Reviewed by Cressida McLaughlin
Anna is happy to finally be moving into a new flat with her partner Jon, and starting an exciting new promotion. Imogen, Anna’s sister, is blissfully happy in Thailand, putting together an underwater photo project and spending time with her American boyfriend Luca. She doesn’t have any desire to return to Brighton. But then Anna and Imogen’s granny, Vivien, dies, and Imogen returns to England. The sisters have to face up to their grief over losing a family member they were close to, and also the legacy Vivien has left them – her Brighton Arches ice cream shop.
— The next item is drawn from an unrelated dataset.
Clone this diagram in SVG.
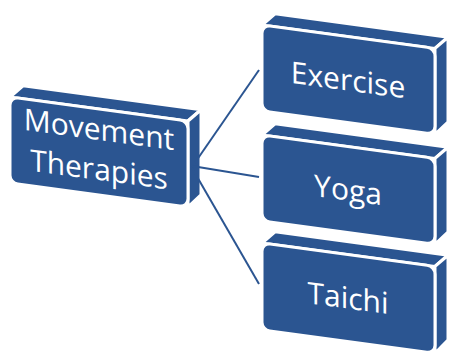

They are thrust into an unfamiliar world of decorating, ordering supplies and making ice cream, and there are inevitably problems along the way: enticing new customers in to the shop during a wet and windy spring, building relationships with the other business owners in the Arches, and dealing with a disgruntled former employee who thought her job at the ice cream parlour would continue after Vivien’s death. They also have their own personal struggles. Jon is increasingly distant, and is reluctant to support Anna’s new passion and, while Imogen enjoys spending time with her family, she is desperate to return to Thailand and finish her underwater photography project.
Despite the setbacks, they throw themselves into revitalising the ice cream parlour, and while Imogen thinks of new ways to promote the shop, Anna heads to Italy to learn how to make genuine, Italian gelato. Their role reversals end up having a profound impact on the shop’s fortunes, and on their personal lives.
I haven’t read many books where sisters are the main protagonists, and I really liked the relationship between Anna and Imogen, how they knew each other’s traits and could get around them. The supporting characters are engaging, from their dad Tom, who struggles to cope with Vivien’s death, to Evie and Finn who also work at Brighton’s Arches, and the sisters’ friend Jess. With two heroines there is the opportunity for double romance, and I particularly liked Imogen’s love story. There are lots of scrummy ice cream descriptions throughout the book – which had me wishing the ice cream van would drive past despite the horrible weather – and some delicious recipes in the back.
Vivien’s Heavenly Ice Cream Shop is a great, summery book with lots of funny moments, fab characters and romance. It’s an ideal book to while away the hours down at the beach, but make sure you have lots of change handy to go and get yourself a nice (hopefully homemade) ice cream while you read.